── RECORDED DATA ──
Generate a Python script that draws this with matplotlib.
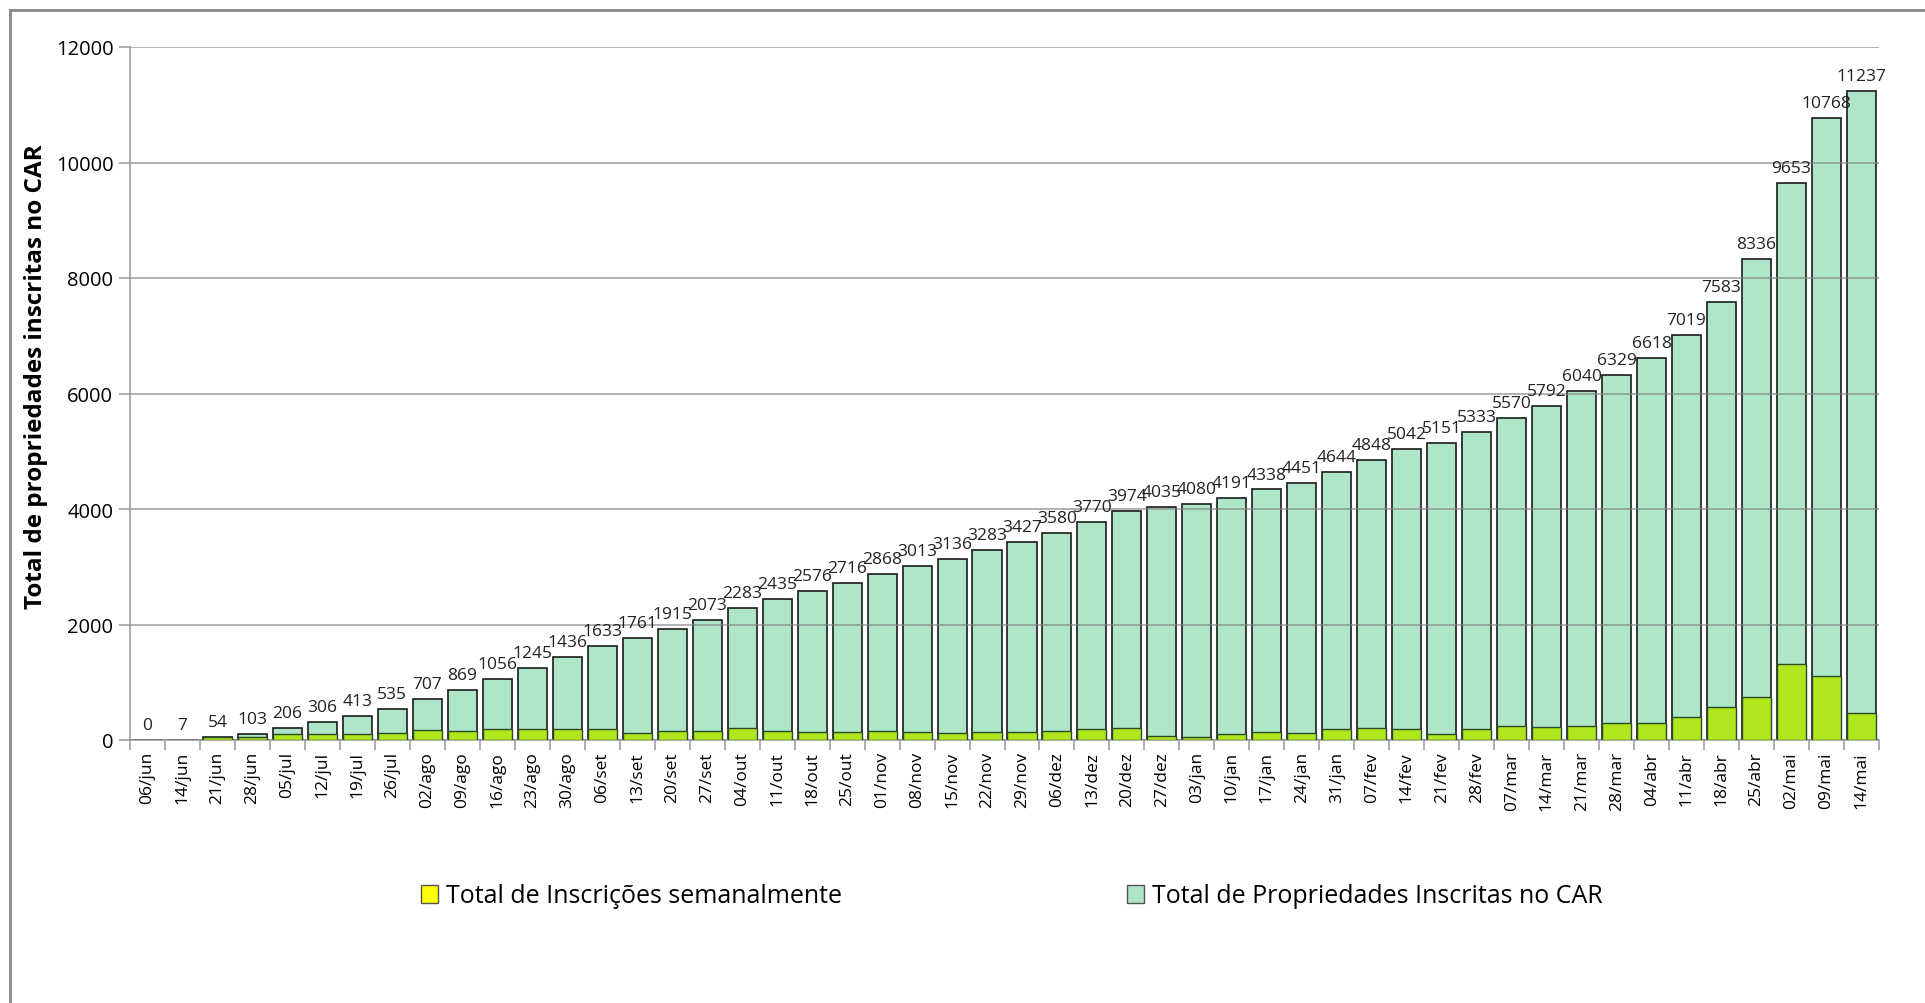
import matplotlib
matplotlib.use("Agg")
import matplotlib.pyplot as plt
from matplotlib.patches import Patch
from matplotlib.lines import Line2D
import numpy as np

semanas = ["06/jun", "14/jun", "21/jun", "28/jun", "05/jul", "12/jul", "19/jul", "26/jul",
           "02/ago", "09/ago", "16/ago", "23/ago", "30/ago", "06/set", "13/set", "20/set",
           "27/set", "04/out", "11/out", "18/out", "25/out", "01/nov", "08/nov", "15/nov",
           "22/nov", "29/nov", "06/dez", "13/dez", "20/dez", "27/dez", "03/jan", "10/jan",
           "17/jan", "24/jan", "31/jan", "07/fev", "14/fev", "21/fev", "28/fev", "07/mar",
           "14/mar", "21/mar", "28/mar", "04/abr", "11/abr", "18/abr", "25/abr", "02/mai",
           "09/mai", "14/mai"]

total_car = [0, 7, 54, 103, 206, 306, 413, 535, 707, 869, 1056, 1245, 1436, 1633, 1761,
             1915, 2073, 2283, 2435, 2576, 2716, 2868, 3013, 3136, 3283, 3427, 3580, 3770,
             3974, 4035, 4080, 4191, 4338, 4451, 4644, 4848, 5042, 5151, 5333, 5570, 5792,
             6040, 6329, 6618, 7019, 7583, 8336, 9653, 10768, 11237]

semanal = [0, 7, 47, 49, 103, 100, 107, 122, 172, 162, 187, 189, 191, 197, 128, 154, 158,
           210, 152, 141, 140, 152, 145, 123, 147, 144, 153, 190, 204, 61, 45, 111, 147,
           113, 193, 204, 194, 109, 182, 237, 222, 248, 289, 289, 401, 564, 753, 1317,
           1115, 469]

plt.rcParams['font.family'] = ['Open Sans', 'DejaVu Sans']

fig = plt.figure(figsize=(19.25, 10.04), dpi=100)
ax = fig.add_axes([130 / 1925, 1 - 741 / 1004, 1749 / 1925, 693 / 1004])

x = np.arange(len(semanas))
ax.bar(x, total_car, width=0.83, color='#b0e6c8', edgecolor='#1a1a1a', linewidth=1.2, zorder=2)
ax.bar(x, semanal, width=0.83, color='#afe61c', edgecolor='#2a4a2a', linewidth=1.0, zorder=3)

for xi, v in zip(x, total_car):
    ax.annotate(str(v), (xi, v), xytext=(0, 5), textcoords='offset points',
                ha='center', va='bottom', fontsize=12.5, color='#222222', zorder=5)

ax.set_xlim(-0.5, len(semanas) - 0.5)
ax.set_ylim(0, 12000)
ax.set_yticks(range(0, 12001, 2000))
ax.yaxis.grid(True, color='#7f7f7f', linewidth=1.2, alpha=0.7, zorder=4)
ax.set_axisbelow(False)

ax.set_xticks(x)
ax.set_xticklabels(semanas, rotation=90, fontsize=12.5)
ax.set_xticks(np.arange(-0.5, len(semanas)), minor=True)
ax.tick_params(axis='x', which='major', length=0, pad=8)
ax.tick_params(axis='x', which='minor', length=7, color='#a0a0a0', width=1.2)
ax.tick_params(axis='y', length=8, color='#a0a0a0', width=1.2, labelsize=14.5, pad=4)

for s in ['top', 'right']:
    ax.spines[s].set_visible(False)
for s in ['left', 'bottom']:
    ax.spines[s].set_color('#a0a0a0')
    ax.spines[s].set_linewidth(1.2)

ax.set_ylabel('Total de propriedades inscritas no CAR', fontsize=17.5, fontweight='bold')
ax.yaxis.set_label_coords(-0.047, 0.525)

h1 = Patch(facecolor='#ffff00', edgecolor='#555555', label='Total de Inscrições semanalmente')
h2 = Patch(facecolor='#b0e6c8', edgecolor='#555555', label='Total de Propriedades Inscritas no CAR')
fig.legend(handles=[h1], loc='center left', bbox_to_anchor=(398 / 1925, 1 - 897 / 1004),
           frameon=False, fontsize=18, handlelength=0.7, handleheight=0.7, handletextpad=0.3)
fig.legend(handles=[h2], loc='center left', bbox_to_anchor=(1104 / 1925, 1 - 897 / 1004),
           frameon=False, fontsize=18, handlelength=0.7, handleheight=0.7, handletextpad=0.3)

# moldura da figura
fig.add_artist(Line2D([10 / 1925, 10 / 1925], [0, 1 - 11 / 1004], transform=fig.transFigure,
                      color='#888888', linewidth=2))
fig.add_artist(Line2D([10 / 1925, 1], [1 - 11 / 1004, 1 - 11 / 1004], transform=fig.transFigure,
                      color='#888888', linewidth=2))

fig.savefig('out.png', dpi=100)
───
> [TASK TO COMPLETE]
Copy every line that includes the string "matplotlib" from the material above.

> [ANSWER]
Generate a Python script that draws this with matplotlib.
import matplotlib
matplotlib.use("Agg")
import matplotlib.pyplot as plt
from matplotlib.patches import Patch
from matplotlib.lines import Line2D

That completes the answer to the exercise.